Monday, 21 January 2013

The Square and Semicircle Book



A Book is like a Garden in the Pocket (1997), like the box, was made by adapting the same Japanese card structure.  I wanted to reflect geometrical parterre gardens, also a product of  ideas and ingenuity, so it was appropriate to use the square and semicircle pattern as a starting point.


Back then I was very keen to use the materials of illuminated manuscripts, and in this case I used calfskin vellum for the 'pages' and made the drawings with a dip pen and gouache.




My starting point was again the same square and circle pattern.  
I cut two squares and three semi circles out of book board.  
The vellum pages were cut slightly smaller and the spine piece in my case was about 1 cm thick. 
Because of the thickness of the book board when the three semicircles are folded on top of one another, you need to leave a gap between the square and semicircle pieces before assembling the structure, so it sits well when the semicircular pieces are folded in.
I first glued the vellum spine along its edges to the outer side of both squares.
The joins and edges were all covered in Japanese paper and the vellum pages containing the drawings
were glued onto the book in the appropriate places. 

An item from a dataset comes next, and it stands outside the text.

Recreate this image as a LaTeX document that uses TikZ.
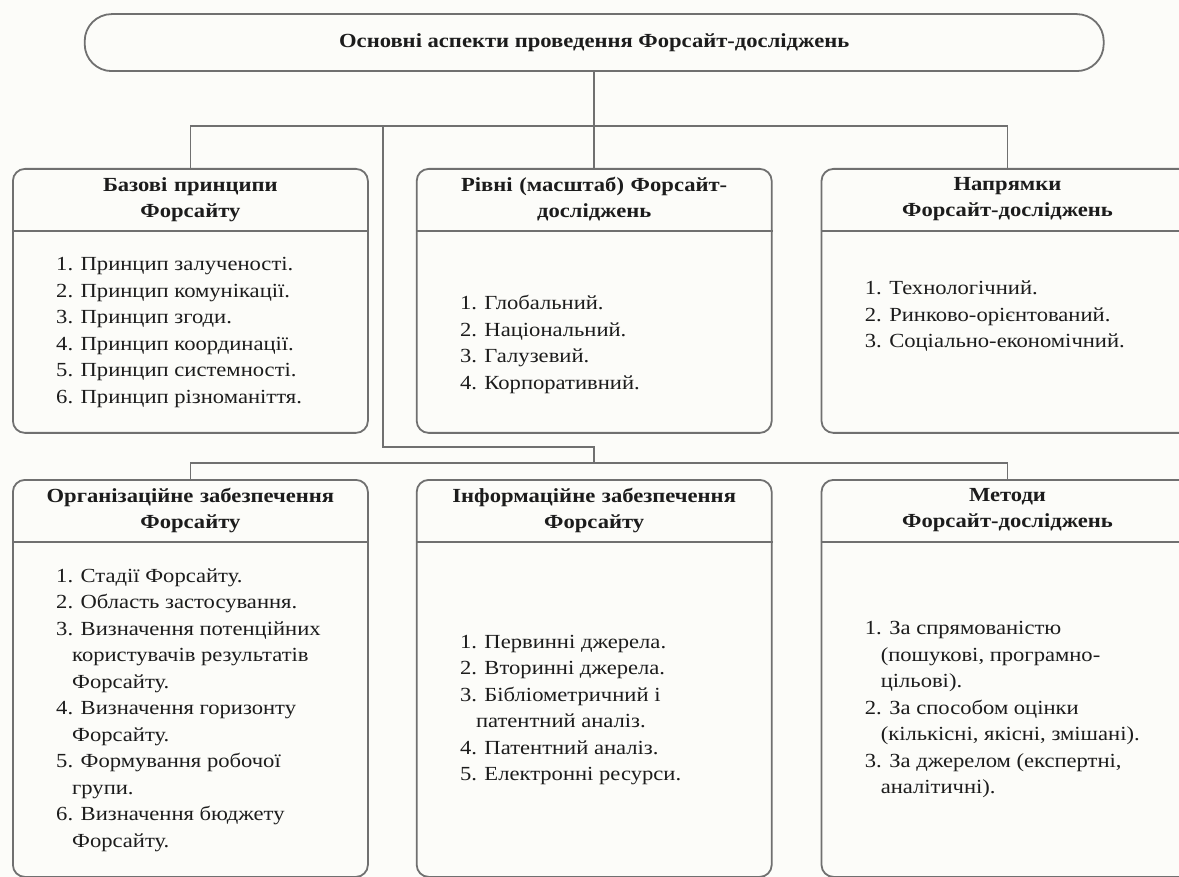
\documentclass[tikz,border=0pt]{standalone}
\usepackage{fontspec}
\setmainfont{Liberation Serif}[FakeStretch=1.13]
\usepackage{xcolor}
\usepackage{tikz}
\usetikzlibrary{positioning,calc}
\definecolor{linegray}{RGB}{112,112,112}
\definecolor{paper}{RGB}{252,252,249}
\definecolor{ink}{RGB}{28,28,28}
\newcommand{\ind}{\hspace*{0.8em}}

\begin{document}
\begin{tikzpicture}[x=1pt, y=-1pt, node distance=47pt and 47pt,
 every node/.style={font=\fontsize{20}{26.5}\selectfont, text=ink},
 link/.style={draw=linegray, line width=1.8pt},
 topbox/.style={draw=linegray, line width=1.8pt, rounded corners=27pt, minimum width=1019pt, minimum height=57pt, font=\fontsize{20}{26.5}\selectfont\bfseries},
 panel/.style={draw=linegray, line width=1.8pt, rounded corners=12pt, minimum width=355pt},
 wide/.style={minimum width=372pt},
 uprow/.style={minimum height=264pt},
 lowrow/.style={minimum height=397pt},
 head/.style={align=center, text width=345pt, minimum height=63pt, inner sep=0pt, outer sep=0pt, font=\fontsize{20}{26}\selectfont\bfseries},
 items/.style={align=left, anchor=west, inner sep=0pt}]
\useasboundingbox (0,0) rectangle (1179,877);
\clip (0,0) rectangle (1179,877);
\fill[paper] (0,0) rectangle (1179,877);

\node[panel, uprow, anchor=north west] (princ) at (12,168) {};
\node[panel, uprow, right=of princ] (lvl) {};
\node[panel, uprow, wide, right=48pt of lvl] (dir) {};
\node[topbox, above=96pt of lvl] (main) {Основні аспекти проведення Форсайт-досліджень};

\node[panel, lowrow, anchor=north west] (org) at (12,479) {};
\node[panel, lowrow, right=of org] (info) {};
\node[panel, lowrow, wide, right=48pt of info] (meth) {};

\node[head, below=0pt of princ.north] (princh) {Базові принципи\\Форсайту};
\node[head, below=0pt of lvl.north] (lvlh) {Рівні (масштаб) Форсайт-\\досліджень};
\node[head, below=0pt of dir.north] (dirh) {Напрямки\\Форсайт-досліджень};
\node[head, below=0pt of org.north] (orgh) {Організаційне забезпечення\\Форсайту};
\node[head, below=0pt of info.north] (infoh) {Інформаційне забезпечення\\Форсайту};
\node[head, below=0pt of meth.north] (methh) {Методи\\Форсайт-досліджень};
\foreach \b in {princ,lvl,dir,org,info,meth}
  \draw[link] (\b h.south -| \b.west) -- (\b h.south -| \b.east);

\node[items] (princl) at ($(princh.south -| princ.west)!.5!(princ.south west)+(44,0)$)
 {1. Принцип залученості.\\2. Принцип комунікації.\\3. Принцип згоди.\\4. Принцип координації.\\5. Принцип системності.\\6. Принцип різноманіття.};
\node[items] (lvll) at ($(lvlh.south -| lvl.west)!.5!(lvl.south west)+(44,12)$)
 {1. Глобальний.\\2. Національний.\\3. Галузевий.\\4. Корпоративний.};
\node[items] (dirl) at ($(dirh.south -| dir.west)!.5!(dir.south west)+(44,-16)$)
 {1. Технологічний.\\2. Ринково-орієнтований.\\3. Соціально-економічний.};
\node[items] (orgl) at ($(orgh.south -| org.west)!.5!(org.south west)+(44,0)$)
 {1. Стадії Форсайту.\\2. Область застосування.\\3. Визначення потенційних\\\ind користувачів результатів\\\ind Форсайту.\\4. Визначення горизонту\\\ind Форсайту.\\5. Формування робочої\\\ind групи.\\6. Визначення бюджету\\\ind Форсайту.};
\node[items] (infol) at ($(infoh.south -| info.west)!.5!(info.south west)+(44,0)$)
 {1. Первинні джерела.\\2. Вторинні джерела.\\3. Бібліометричний і\\\ind патентний аналіз.\\4. Патентний аналіз.\\5. Електронні ресурси.};
\node[items] (methl) at ($(methh.south -| meth.west)!.5!(meth.south west)+(44,0)$)
 {1. За спрямованістю\\\ind (пошукові, програмно-\\\ind цільові).\\2. За способом оцінки\\\ind (кількісні, якісні, змішані).\\3. За джерелом (експертні,\\\ind аналітичні).};

\coordinate (upbus) at (0,126);
\coordinate (drop) at (383,126);
\coordinate (kink) at (383,447);
\coordinate (lowbus) at (0,463);
\draw[link] (main.south) -- (lvl.north);
\draw[link] (princ.north) -- (princ.north |- upbus) -- (dir.north |- upbus) -- (dir.north);
\draw[link] (drop) -- (kink) -- (kink -| lvl.south) -- (lvl.south |- lowbus);
\draw[link] (org.north) -- (org.north |- lowbus) -- (meth.north |- lowbus) -- (meth.north);
\end{tikzpicture}
\end{document}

I do a lot of work with circles and use a compass cutter which can cut circles up to 15 cm. in diameter but I also sometimes just use my favourite tool, my Fiskars scissors.


Friday, 18 January 2013

Square or Circular Book Box



The book box above was adapted from a Japanese card structure that I first saw in an old book I have called Creative Cards by Yoshiko Kitagawa, Kodansha International 1987.  The book and box above were also made a long time ago in 1997.

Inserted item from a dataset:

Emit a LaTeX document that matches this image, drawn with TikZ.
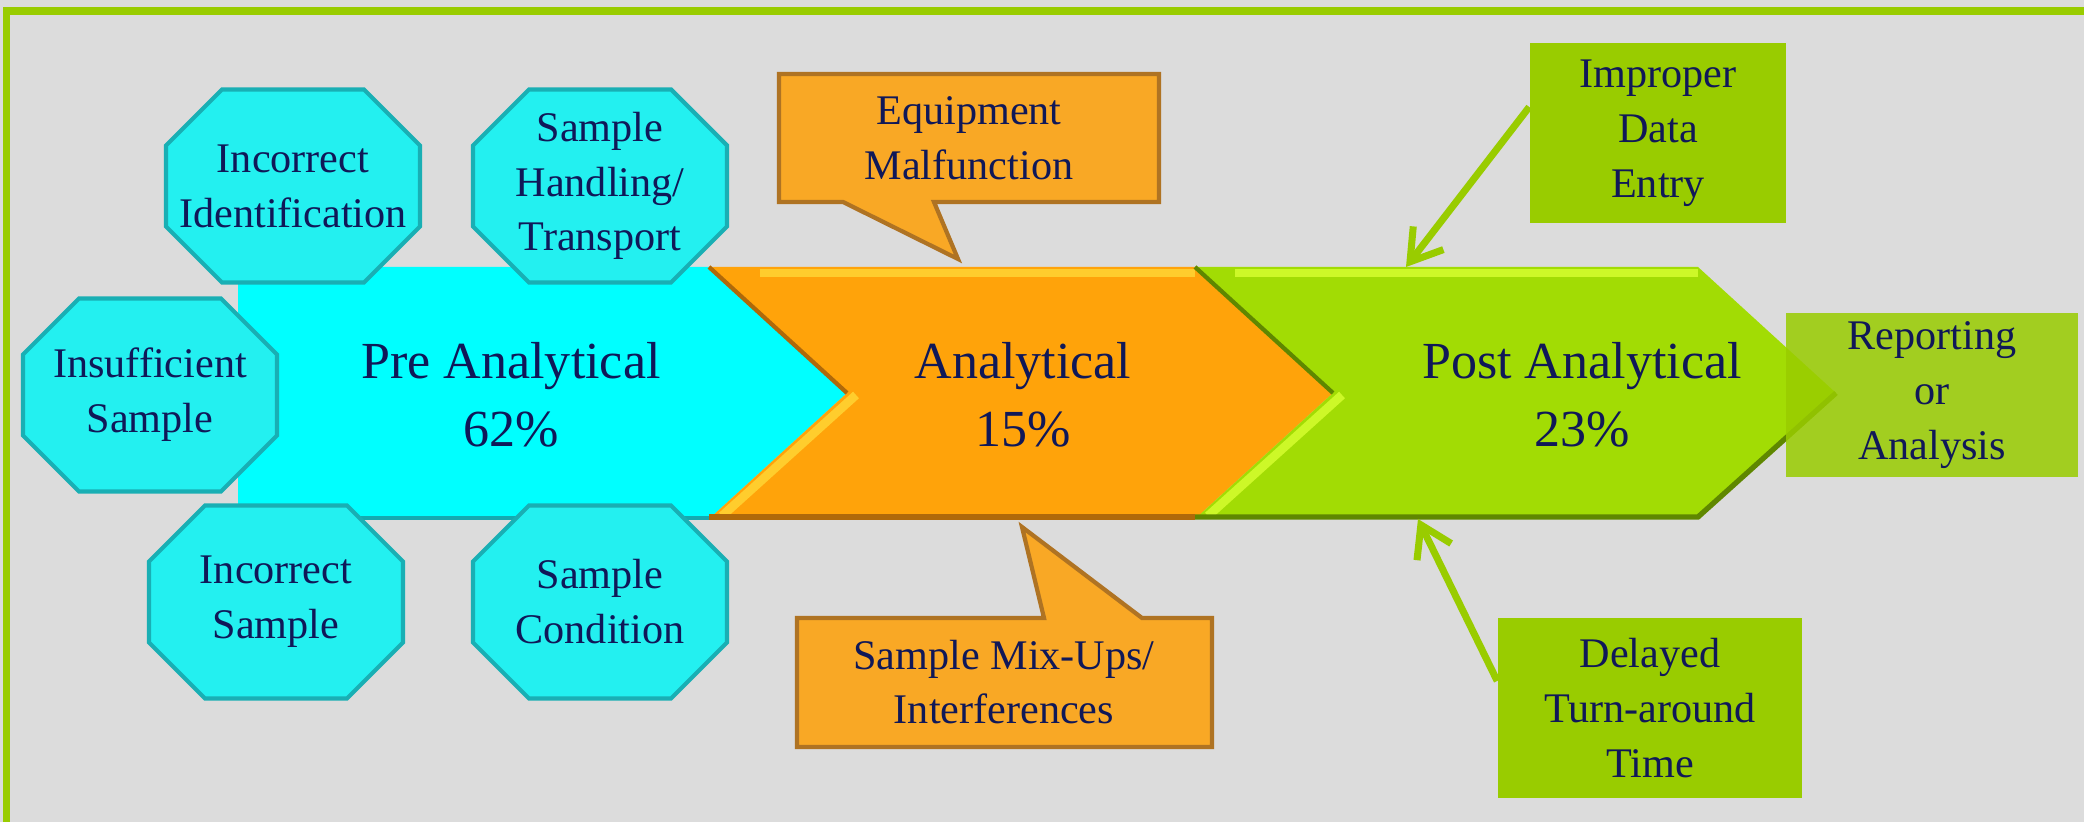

I used the card structure for my 2012 Christmas card and I will show how I adapted it into a book box.  The pattern for the card is based on a square with semicircular flaps.


The flaps are folded over consecutively and when you fold the last one you need to tuck it in under the first one and it looks like this.

The finished book box will also look like that. 

 I added the width of the book's spine to the pattern to create a box structure.


1.  The inner square should be the measurement of the book plus 4 mm.
2.  The width of the book's spine is added to create an outer square.
3.  A semi-circle is then added to each side and its diameter is the same length as the side of the inner square.
4.  The little squares on each corner are used as tabs.  You cut through the outer square on one side of the tab, and fold it on the other side and glue it to the wall of the adjacent side to form the sides of the box.  
5.  The semicircular flaps will then fold in as they did with the card and it will  have the same appearance except that it has depth rather than being flat.

(Thanks Di for inspiring me to write this post.)



Monday, 7 January 2013

True Grit


I've finally wound up the last of my projects for 2012 and have completed my final book for BookArtObject titled True Grit just before Christmas.  I posted the books out to members of Group 11 on the 2nd January.

The book is made up of digital prints of five linocuts with collage mounted in 3D into Canson card and shows a small fishing boat battling huge seas, a text page and a colophon.

I decided to ignore the most obvious connections to the title True Grit.  I thought the most fitting example of unfaltering courage and true grit are the asylum seekers who flee their homeland for Australia by undertaking risky journeys with people smugglers in a desperate attempt to find peace and freedom from persecution.